Whenever the economy is under pressure, the businesspersons play the employment card, warning the state that there would be widespread unemployment if their demands for relief and subsidies are not accepted. There are times when the depression is because of global gloom and the government is not in a position to provide needed relief.

There are times like the one we are currently passing through when the domestic economy is in turmoil along with global recession because of the prolonged Russia-Ukraine war.

One can understand that our population that is predominantly illiterate cannot understand the limitations of the state under these circumstances. Businesspersons however are fully aware of the limitations of the state to provide any relief to the public or businesses.

Domestic economic turmoil and global recession has resulted in a wave of layoffs in Pakistan. Some of these relate to global recession and some to domestic policies, where the government lacking resources cannot help.

Entire retrenchments are blamed by the businesses on faulty government policies. But they do ignore the fact that layoffs have now become a permanent feature in the developed and even emerging economies because the trade volumes have shrunk.

Amazon, the largest retail and ecommerce outlet, gave marching orders to 19,000 employees in January and last week another 9,000 were removed from their jobs. Twitter is constantly pruning its workforce and so is Microsoft.

In Vietnam, thousands of workers lost jobs as export orders from western buyers declined. India posted an export decline of over 20 percent in the last nine months that obviously hit employment in the textile sector badly, Cambodia is also going through this process.
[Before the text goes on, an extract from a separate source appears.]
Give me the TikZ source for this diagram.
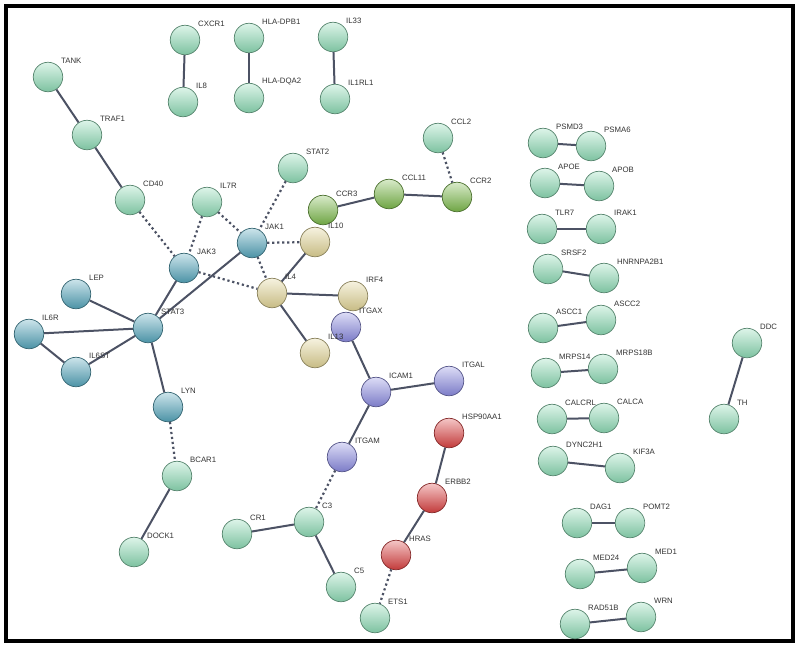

Only Bangladesh is an exception where its textile sector has been proactive. Its government imposed similar restrictions on L/Cs as slapped by the Pakistani government.

Bangladeshi government jacked up the power and gas tariff above Pakistan’s. Still its textile and clothing industry is posting growth. It has periodically upgraded technology that is paying off.

The decline in exports of textile and clothing in Pakistan is of the same level as in India, which is a fast growing economy. The unemployment in this sector is there in line with the current global trends. The apparel sector managed to control the decline as it is dominated by small and medium enterprises when the owners know their jobs well.

Even most of those garment exporters that have scaled up, attained this status by graduating from the SME sector. The basic textile sector is in trouble as its cost of production is higher than competing economies.

There is not much protest as we must understand that Pakistan’s economy is sustained by the informal sector that provides employment to the majority of workers at really low wages.

All other formal sectors of the economy are also posting large negative growth because of huge rupee depreciation (it does not impact exporters much), the restriction on imports is impacting them the most.

The government at present has no choice but to squeeze imports as much as possible. Then it has to set priorities. Import of wheat and edible oil cannot be curtailed. The import of crude oil and petroleum products has to be given priority.

The next priority is the import of pharmaceutical raw material and after that come inputs of exporting sectors. Foreign exchange reserves are so low that even these priority imports are curtailed. Government has dragged the threat of default through strict measures. Relief would come once the International Monetary Fund programme resumes.